- Born: Hyman Bert Makofsky August 1, 1909
- Died: May 8, 1992 (aged 82) Palm Beach, Florida, U.S.
- Known for: founder of the Mack Company
- Spouse: Ruth Kaufman
- Children: 4, including Earle I. Mack and David S. Mack

= H. Bert Mack =

Hyman Bert Mack ( Makofsky; August 1, 1909 – May 8, 1992) was an American real estate developer, founder of the Mack Company, and patriarch of the Mack family.

==Biography==
H. Bert Mack founded the Mack Company, serving as chairman of the board until his death in 1992. In the 1960s, he bought thousands of acres of undeveloped land in the New Jersey Meadowlands and built warehouses and office buildings on it.

In April 1989, the Mack family purchased the Texas Rangers in a syndicated deal with Frank L. Morsani from oil tycoon Eddie Chiles for $89 million.
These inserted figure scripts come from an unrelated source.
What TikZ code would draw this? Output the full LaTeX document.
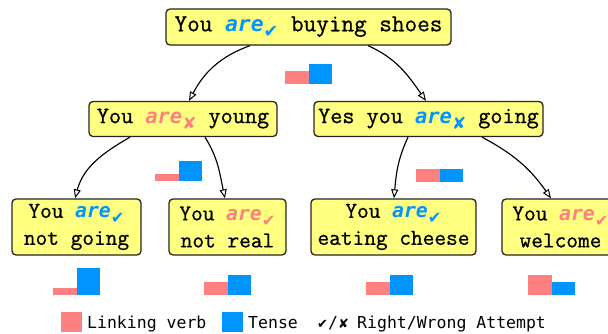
\documentclass[tikz,border=0pt]{standalone}
\usepackage{fontspec}
\usetikzlibrary{arrows.meta}
\newfontfamily\boxfont[FakeBold=0.8]{Latin Modern Mono}
\newfontfamily\arefont[Scale=0.872]{DejaVu Sans Mono}
\newfontfamily\chkfont[Scale=0.72]{DejaVu Sans}
\newfontfamily\legfont{DejaVu Sans Mono}
\newfontfamily\symfont{DejaVu Sans}
\definecolor{linkc}{RGB}{255,128,128}
\definecolor{tensec}{RGB}{0,148,255}
\definecolor{boxc}{RGB}{255,255,128}

% "are" with a right / wrong subscript mark
\newcommand\areok[1]{\textcolor{#1}{\arefont\bfseries\itshape are}\raisebox{-0.26em}{\textcolor{#1}{\chkfont ✔}}}
\newcommand\arebad[1]{\textcolor{#1}{\arefont\bfseries\itshape are}\raisebox{-0.26em}{\textcolor{#1}{\chkfont ✘}}}
% pair of bars: left x, bottom y, linking-verb height, tense height
\newcommand\barpair[4]{%
  \fill[linkc] (#1,#2) rectangle ++(23.5,#3);
  \fill[tensec] ({#1+23.5},#2) rectangle ++(23.5,#4);}

\tikzset{
  sent/.style={draw=black!85, line width=1.3pt, fill=boxc, rounded corners=4pt,
    inner sep=0pt, align=center, font=\boxfont\fontsize{22.7}{27}\selectfont},
  edge/.style={line width=1.15pt, -{Triangle[open, length=9pt, width=7pt, line width=1pt]}},
  legsq/.style={minimum width=21pt, minimum height=20pt, inner sep=0pt},
  legtxt/.style={anchor=base west, inner sep=0pt, font=\legfont\fontsize{16.5}{18}\selectfont},
}

\begin{document}
\begin{tikzpicture}[x=1pt, y=1pt]
\useasboundingbox (0,0) rectangle (608,333);

% sentence boxes
\node[sent, minimum width=285pt, minimum height=36pt,
      font=\boxfont\fontsize{24.5}{27}\selectfont] (root) at (308.5,306) {You \areok{tensec} buying shoes};
\node[sent, minimum width=188pt, minimum height=35pt,
      font=\boxfont\fontsize{23.5}{27}\selectfont] (l2a) at (183,214) {You \arebad{linkc} young};
\node[sent, minimum width=229pt, minimum height=35pt,
      font=\boxfont\fontsize{23.5}{27}\selectfont] (l2b) at (428.5,214) {Yes you \arebad{tensec} going};
\node[sent, minimum width=129pt, minimum height=56pt] (b1) at (76.5,106) {You \areok{tensec}\\not going};
\node[sent, minimum width=117pt, minimum height=56pt] (b2) at (227.5,106) {You \areok{linkc}\\not real};
\node[sent, minimum width=165pt, minimum height=56pt] (b3) at (393.5,106) {You \areok{tensec}\\eating cheese};
\node[sent, minimum width=117pt, minimum height=56pt] (b4) at (560.5,106) {You \areok{linkc}\\welcome};

% connectors
\draw[edge] ([xshift=-58.5pt]root.south) to[out=200, in=62] ([xshift=6pt]l2a.north);
\draw[edge] ([xshift=59.5pt]root.south) to[out=-24, in=125] ([xshift=-2.5pt]l2b.north);
\draw[edge] ([xshift=-53pt]l2a.south) to[out=210, in=75] ([xshift=-1.5pt]b1.north);
\draw[edge] ([xshift=22pt]l2a.south) to[out=-58, in=102] ([xshift=-2.5pt]b2.north);
\draw[edge] ([xshift=-20.5pt]l2b.south) to[out=245, in=85] ([xshift=0.5pt]b3.north);
\draw[edge] ([xshift=53.5pt]l2b.south) to[out=-28, in=125] ([xshift=-9.5pt]b4.north);

% score bars
\barpair{285}{249.5}{13}{20}
\barpair{155}{152}{7}{20}
\barpair{416}{151}{13}{13}
\barpair{53}{38}{7}{27}
\barpair{204}{38}{13}{20}
\barpair{366}{38}{13}{20}
\barpair{528}{38}{20}{13}

% legend
\node[legsq, fill=linkc] (lk) at (71.5,11) {};
\node[legtxt] (lkt) at (87,5) {Linking verb};
\node[legsq, fill=tensec] (tn) at (232.5,11) {};
\node[legtxt] (tnt) at (248,5) {Tense};
\node[legtxt] (mk) at (317,5) {{\symfont\fontsize{13}{13}\selectfont ✔}/{\symfont\fontsize{13}{13}\selectfont ✘}};
\node[legtxt] (mkt) at (357,5) {Right/Wrong Attempt};
\end{tikzpicture}
\end{document}
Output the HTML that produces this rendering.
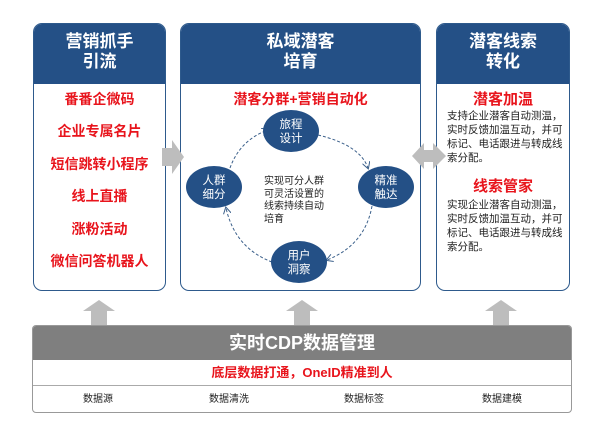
<!DOCTYPE html>
<html><head><meta charset="utf-8"><style>
body{margin:0;width:600px;height:421px;background:#fff;position:relative;overflow:hidden;font-family:"Liberation Sans","Noto Sans CJK SC",sans-serif}
.p{position:absolute;border:1.5px solid #2e5a8c;border-radius:9px;background:#fff;overflow:hidden;box-sizing:border-box}
.h{background:#245086;color:#fff;font-weight:bold;font-size:17px;line-height:20px;text-align:center;box-sizing:border-box}
.r{color:#e8141c;font-weight:bold;text-align:center;position:absolute;left:0;right:0}
.a{position:absolute}
.t{position:absolute;font-size:10.5px;line-height:14px;color:#222}
</style></head><body>
<div class="p" style="left:33px;top:23px;width:133px;height:268px">
 <div class="h" style="height:60px;padding-top:8px">营销抓手<br>引流</div>
 <div class="r" style="top:65px;font-size:14px">番番企微码</div>
 <div class="r" style="top:97px;font-size:14px">企业专属名片</div>
 <div class="r" style="top:130px;font-size:14px">短信跳转小程序</div>
 <div class="r" style="top:162px;font-size:14px">线上直播</div>
 <div class="r" style="top:195px;font-size:14px">涨粉活动</div>
 <div class="r" style="top:227px;font-size:14px">微信问答机器人</div>
</div>
<div class="p" style="left:180px;top:23px;width:241px;height:268px">
 <div class="h" style="height:60px;padding-top:8px">私域潜客<br>培育</div>
 <div class="r" style="top:65px;font-size:14px">潜客分群+营销自动化</div>
</div>
<div class="p" style="left:436px;top:23px;width:134px;height:268px">
 <div class="h" style="height:60px;padding-top:8px">潜客线索<br>转化</div>
 <div class="r" style="top:64px;font-size:15px">潜客加温</div>
 <div class="t" style="left:10px;top:85px;width:120px">支持企业潜客自动测温，实时反馈加温互动，并可标记、电话跟进与转成线索分配。</div>
 <div class="r" style="top:151px;font-size:15px">线索管家</div>
 <div class="t" style="left:10px;top:174px;width:120px">实现企业潜客自动测温，实时反馈加温互动，并可标记、电话跟进与转成线索分配。</div>
</div>
<svg class="a" style="left:0;top:0" width="600" height="421">
 <defs><marker id="m" markerWidth="8" markerHeight="8" refX="6" refY="4" orient="auto"><path d="M0,0 L7,4 L0,8" fill="none" stroke="#3a5f8a" stroke-width="1"/></marker></defs>
 <g fill="none" stroke="#3a5f8a" stroke-width="1" stroke-dasharray="3,2">
  <path d="M230,168 Q240,140 268,130" marker-end="url(#m)"/>
  <path d="M318,135 Q360,145 368,168" marker-end="url(#m)"/>
  <path d="M372,206 Q365,245 327,260" marker-end="url(#m)"/>
  <path d="M272,262 Q235,248 226,208" marker-end="url(#m)"/>
 </g>
 <g fill="#245086">
  <ellipse cx="291" cy="131" rx="28" ry="21"/>
  <ellipse cx="214" cy="187" rx="28" ry="21"/>
  <ellipse cx="386" cy="187" rx="28" ry="21"/>
  <ellipse cx="299" cy="262" rx="28" ry="21"/>
 </g>
 <g fill="#fff" font-size="11.5" text-anchor="middle" font-family="Liberation Sans,Noto Sans CJK SC,sans-serif">
  <text x="291" y="128">旅程</text><text x="291" y="142">设计</text>
  <text x="214" y="184">人群</text><text x="214" y="198">细分</text>
  <text x="386" y="184">精准</text><text x="386" y="198">触达</text>
  <text x="299" y="259">用户</text><text x="299" y="273">洞察</text>
 </g>
 <g fill="#bdbdbd">
  <polygon points="162,148 172,148 172,140 184,157 172,174 172,166 162,166"/>
  <polygon points="412,156 424,143 424,150 433,150 433,143 446,156 433,169 433,162 424,162 424,169"/>
  <polygon points="99,300 115,311 107,311 107,328 91,328 91,311 83,311"/>
  <polygon points="302,300 318,311 310,311 310,328 294,328 294,311 286,311"/>
  <polygon points="501,300 517,311 509,311 509,328 493,328 493,311 485,311"/>
 </g>
</svg>
<div class="t" style="left:264px;top:176px;width:60px;font-size:10px;line-height:12.5px">实现可分人群可灵活设置的线索持续自动培育</div>
<div style="position:absolute;left:32px;top:325px;width:540px;height:88px;border:1px solid #999;border-radius:4px;box-sizing:border-box;overflow:hidden">
 <div style="height:34px;background:#7f7f7f;color:#fff;font-weight:bold;font-size:18px;line-height:34px;text-align:center">实时CDP数据管理</div>
 <div style="height:25px;border-bottom:1px solid #aaa;color:#e8141c;font-weight:bold;font-size:13px;line-height:25px;text-align:center">底层数据打通，OneID精准到人</div>
 <div style="position:relative;font-size:10px;color:#222;height:27px;line-height:27px">
  <span style="position:absolute;left:50px">数据源</span>
  <span style="position:absolute;left:176px">数据清洗</span>
  <span style="position:absolute;left:311px">数据标签</span>
  <span style="position:absolute;left:449px">数据建模</span>
 </div>
</div>
</body></html>
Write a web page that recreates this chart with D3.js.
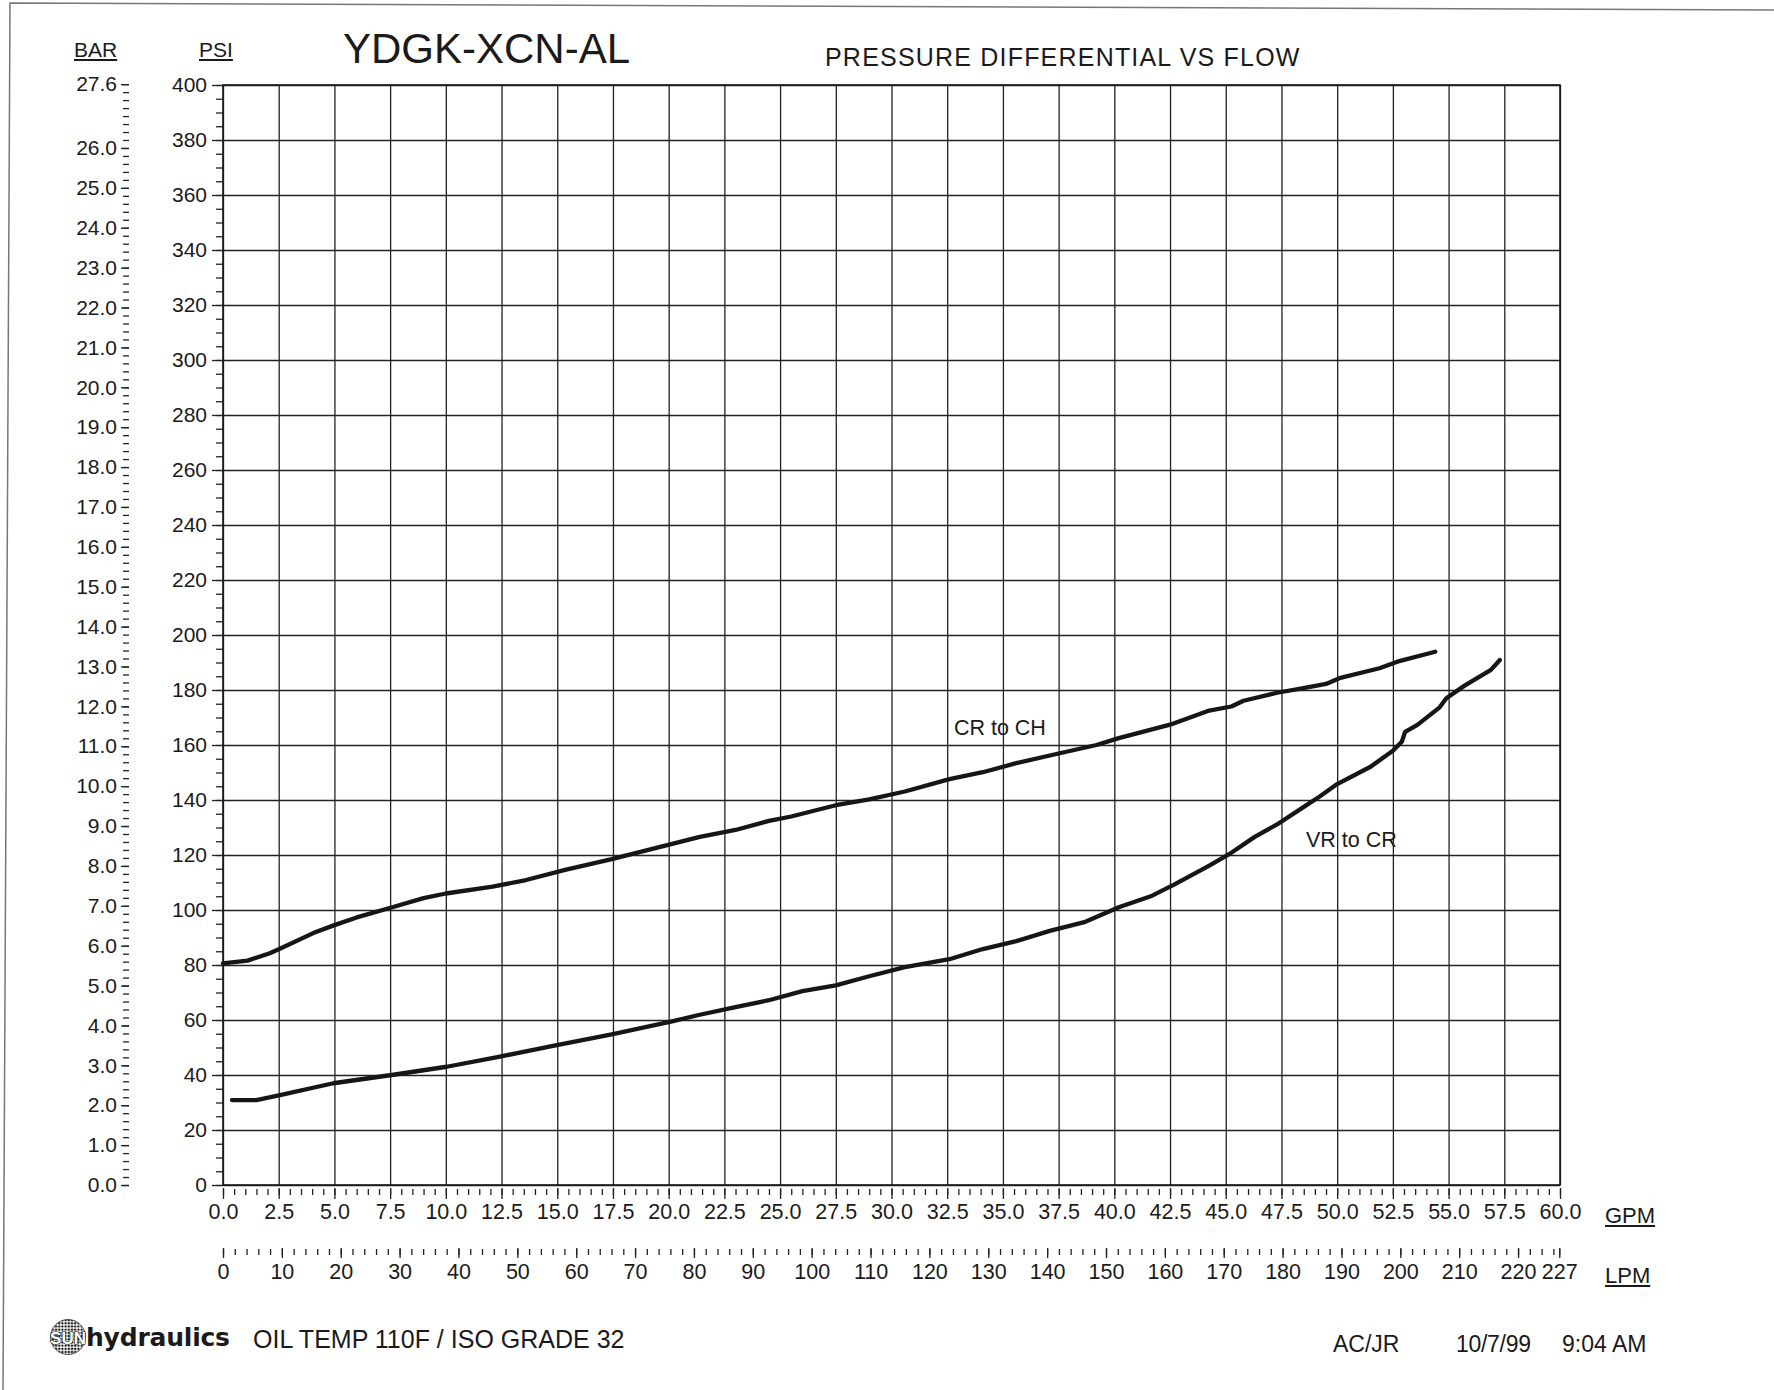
<!doctype html>
<html>
  <head>
    <meta charset="UTF-8"/>
    <title>YDGK-XCN-AL</title>
    <script src="https://d3js.org/d3.v7.min.js"></script>
    <style>
      body {
          margin: 0;
          padding: 0;
          background: #fff;
      }
      svg text {
          font-family: "Liberation Sans", Arial, sans-serif;
          fill: #1a1a1a;
      }
      .grid line {
          stroke: #3a3a3a;
          stroke-width: 1.3;
      }
      .tick line {
          stroke: #222;
          stroke-width: 1.3;
      }
      .curve {
          fill: none;
          stroke: #161616;
          stroke-width: 4.3;
          stroke-linejoin: round;
          stroke-linecap: round;
      }
    </style>
  </head>
  <body>
    <svg id="chart" width="1774" height="1390"></svg>
    <script>
      // readings: flow in GPM, pressure drop in PSI
      const gpmCrCh = [0, 1.1, 2.1, 2.6, 4.05, 5.0, 6.0, 7.6, 9.0, 10.0, 12.1, 13.6, 15.35, 17.4, 19.4,
        21.4, 23.0, 24.5, 25.5, 27.5, 29.0, 30.6, 32.6, 34.1, 35.6, 37.6, 39.2, 40.2, 42.5, 44.2,
        45.25, 45.8, 47.3, 48.3, 49.5, 50.1, 51.9, 52.7, 54.4];
      const psiCrCh = [80.6, 81.6, 84.3, 86.1, 91.6, 94.5, 97.3, 101, 104.3, 106, 108.5, 110.9, 114.6, 118.4, 122.5,
        126.6, 129.1, 132.4, 134, 138.1, 140.2, 143.1, 147.6, 150.1, 153.4, 157.1, 160, 162.5, 167.4, 172.4,
        174, 176.1, 179, 180.4, 182.2, 184.3, 187.9, 190.3, 193.9];

      const gpmVrCr = [0.4, 1.5, 2.56, 4.95, 7.57, 10.04, 12.43, 14.98, 17.5, 20.1, 21.4, 23.0, 24.5, 26.0,
        27.5, 29.0, 30.6, 32.6, 34.1, 35.6, 37.1, 38.7, 40.2, 41.7, 42.7, 44.2, 45.25, 46.3, 47.3, 48.3,
        49.2, 50.0, 51.5, 52.5, 52.9, 53.05, 53.6, 54.6, 54.9, 55.7, 56.9, 57.3];
      const psiVrCr = [30.9, 30.9, 32.7, 37, 40, 43, 46.7, 50.9, 54.9, 59.4, 61.9, 64.7, 67.2, 70.5,
        72.6, 75.9, 79.2, 82.1, 85.8, 88.7, 92.4, 95.7, 101, 105.2, 109.3, 115.9, 120.8, 126.6, 131.1, 136.4,
        141.2, 145.8, 152.1, 157.9, 161.2, 164.8, 167.3, 173.7, 177, 181.5, 187.3, 190.9];

      const curveNames = ["CR to CH", "VR to CR"];
      const curveLabelAt = [[32.8, 163.5], [48.6, 123]];

      const gpmLabels = d3.range(0, 60.01, 2.5);
      const lpmLabels = [0, 10, 20, 30, 40, 50, 60, 70, 80, 90, 100, 110, 120, 130, 140, 150, 160,
        170, 180, 190, 200, 210, 220, 227];
      const psiLabels = d3.range(0, 401, 20);
      const barLabels = [0, 1, 2, 3, 4, 5, 6, 7, 8, 9, 10, 11, 12, 13, 14, 15, 16, 17, 18, 19, 20,
        21, 22, 23, 24, 25, 26, 27.6];

      const PSI_PER_BAR = 14.5038;
      const LPM_PER_GPM = 3.78541;

      const svg = d3.select("#chart");
      const L = 223, R = 1560, T = 85, B = 1185;

      const x = d3.scaleLinear().domain([0, 60]).range([L, R]);
      const y = d3.scaleLinear().domain([0, 400]).range([B, T]);
      const yBar = d3.scaleLinear().domain([0, 400 / PSI_PER_BAR]).range([B, T]);
      const xLpm = d3.scaleLinear().domain([0, 60 * LPM_PER_GPM]).range([L, R]);

      // page edge of the scan
      svg.append("path")
        .attr("d", "M3,1390 L10,3 L1774,10")
        .attr("fill", "none").attr("stroke", "#777").attr("stroke-width", 1.5);

      // grid
      svg.append("g").attr("class", "grid")
        .attr("transform", `translate(0,${B})`)
        .call(d3.axisBottom(x).tickValues(gpmLabels).tickSize(-(B - T)).tickFormat(""))
        .call(g => g.select(".domain").remove());
      svg.append("g").attr("class", "grid")
        .attr("transform", `translate(${L},0)`)
        .call(d3.axisLeft(y).tickValues(psiLabels).tickSize(-(R - L)).tickFormat(""))
        .call(g => g.select(".domain").remove());
      svg.append("rect")
        .attr("x", L).attr("y", T).attr("width", R - L).attr("height", B - T)
        .attr("fill", "none").attr("stroke", "#1a1a1a").attr("stroke-width", 1.6);

      const styleAxis = (g, size) => {
        g.select(".domain").remove();
        g.selectAll("text").style("font-size", size + "px").attr("fill", "#1a1a1a");
      };

      // PSI axis
      svg.append("g")
        .attr("transform", `translate(${L},0)`)
        .call(d3.axisLeft(y).tickValues(d3.range(0, 401, 5)).tickSize(7).tickFormat(""))
        .call(g => styleAxis(g, 21));
      svg.append("g")
        .attr("transform", `translate(${L},0)`)
        .call(d3.axisLeft(y).tickValues(psiLabels).tickSize(11).tickPadding(5))
        .call(g => styleAxis(g, 21));

      // BAR axis
      svg.append("g")
        .attr("transform", "translate(129,0)")
        .call(d3.axisLeft(yBar).tickValues(d3.range(0, 27.61, 0.2)).tickSize(6).tickFormat(""))
        .call(g => styleAxis(g, 21));
      svg.append("g")
        .attr("transform", "translate(129,0)")
        .call(d3.axisLeft(yBar).tickValues(barLabels).tickSize(8).tickPadding(4).tickFormat(d3.format(".1f")))
        .call(g => styleAxis(g, 21));

      // GPM axis
      svg.append("g")
        .attr("transform", `translate(0,${B + 4})`)
        .call(d3.axisBottom(x).tickValues(d3.range(0, 60.01, 0.5)).tickSize(6).tickFormat(""))
        .call(g => styleAxis(g, 21.5));
      svg.append("g")
        .attr("transform", `translate(0,${B + 3})`)
        .call(d3.axisBottom(x).tickValues(gpmLabels).tickSize(11).tickPadding(5).tickFormat(d3.format(".1f")))
        .call(g => styleAxis(g, 21.5));

      // LPM axis
      const lpmMinor = d3.range(0, 227, 2).concat([227]);
      svg.append("g")
        .attr("transform", "translate(0,1249)")
        .call(d3.axisBottom(xLpm).tickValues(lpmMinor).tickSize(6).tickFormat(""))
        .call(g => styleAxis(g, 21.5));
      svg.append("g")
        .attr("transform", "translate(0,1248)")
        .call(d3.axisBottom(xLpm).tickValues(lpmLabels).tickSize(10).tickPadding(6))
        .call(g => styleAxis(g, 21.5));

      // curves
      const line = d3.line().x(d => x(d[0])).y(d => y(d[1])).curve(d3.curveLinear);
      svg.append("path").attr("class", "curve").attr("d", line(d3.zip(gpmCrCh, psiCrCh)));
      svg.append("path").attr("class", "curve").attr("d", line(d3.zip(gpmVrCr, psiVrCr)));

      svg.selectAll(".curve-label").data(curveNames).join("text")
        .attr("class", "curve-label")
        .attr("x", (d, i) => x(curveLabelAt[i][0]))
        .attr("y", (d, i) => y(curveLabelAt[i][1]))
        .style("font-size", "21.5px")
        .text(d => d);

      // headings
      const underlined = (txt, px, py, size) => {
        const t = svg.append("text").attr("x", px).attr("y", py).style("font-size", size + "px").text(txt);
        const w = t.node().getComputedTextLength();
        svg.append("line").attr("x1", px).attr("x2", px + w)
          .attr("y1", py + 3).attr("y2", py + 3)
          .attr("stroke", "#1a1a1a").attr("stroke-width", 1.8);
      };
      underlined("BAR", 74, 57, 21);
      underlined("PSI", 199, 57, 21);
      underlined("GPM", 1605, 1223, 22);
      underlined("LPM", 1605, 1283, 22);

      svg.append("text").attr("x", 343).attr("y", 63).style("font-size", "42px").text("YDGK-XCN-AL");
      svg.append("text").attr("x", 825).attr("y", 66).style("font-size", "25px")
        .style("letter-spacing", "1.2px").text("PRESSURE DIFFERENTIAL VS FLOW");

      // footer
      const defs = svg.append("defs");
      const pat = defs.append("pattern").attr("id", "dots")
        .attr("width", 3.2).attr("height", 3.2).attr("patternUnits", "userSpaceOnUse");
      pat.append("rect").attr("width", 3.2).attr("height", 3.2).attr("fill", "#fff");
      pat.append("circle").attr("cx", 1.6).attr("cy", 1.6).attr("r", 1.25).attr("fill", "#1a1a1a");
      svg.append("circle").attr("cx", 68).attr("cy", 1337).attr("r", 17.5)
        .attr("fill", "url(#dots)").attr("stroke", "#333").attr("stroke-width", 0.8);
      svg.append("text").attr("x", 68).attr("y", 1344).attr("text-anchor", "middle")
        .style("font-size", "17px").style("font-weight", "bold").style("fill", "#fff")
        .attr("stroke", "#111").attr("stroke-width", 1.2).attr("paint-order", "stroke")
        .text("SUN");
      svg.append("text").attr("x", 86).attr("y", 1346)
        .style("font-family", "'DejaVu Sans', sans-serif").style("font-size", "25px")
        .style("font-weight", "bold").attr("textLength", 144).text("hydraulics");

      svg.append("text").attr("x", 253).attr("y", 1348).style("font-size", "25px")
        .text("OIL TEMP 110F / ISO GRADE 32");
      svg.append("text").attr("x", 1333).attr("y", 1352).style("font-size", "23px").text("AC/JR");
      svg.append("text").attr("x", 1456).attr("y", 1352).style("font-size", "23px")
        .attr("textLength", 75).text("10/7/99");
      svg.append("text").attr("x", 1562).attr("y", 1352).style("font-size", "23px").text("9:04 AM");
    </script>
  </body>
</html>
The investment group was headed by George W. Bush, who had a $600,000 investment in the purchase.

In 1997, Mack's sons merged the Mack Company with the Cali Realty Corporation (co-founded by Edward Leshowitz and brothers John J. Cali and Angelo R. Cali) creating Mack-Cali Realty Corporation, the largest office-property owner in New Jersey. Mack's sons (David, Earle, William, and Fredric) all became directors of the new entity.

==Philanthropy==
Mack was an active philanthropist dedicated to Jewish causes. He was a former member of the board of directors of the Jewish Theological Seminary of America; a founder, board member, and trustee of the Hillcrest Jewish Center in Queens County; and a donor to the Jewish Federation/United Jewish Appeal in Palm Beach, Florida. He was a founder of Yeshiva University's Albert Einstein College of Medicine, in the Bronx. He was also a benefactor of the Long Island Jewish Medical Center, in New Hyde Park, New York, and St. Mary's Hospital in West Palm Beach.

Mack was a member of the New York Statue of Liberty Centennial Commission and was on the board of the New York State Commission to Commemorate the 200th Anniversary of the American Revolution.

==Personal life==
He was married to Ruth Kaufman. They had four sons: Earle I. Mack, William L. Mack, Fredric H. Mack, and David S. Mack. Mack and his wife lived in Palm Beach, Florida and Jamaica Estates, Queens. Mack died of lymphoma in 1992 at his home in Palm Beach, Florida.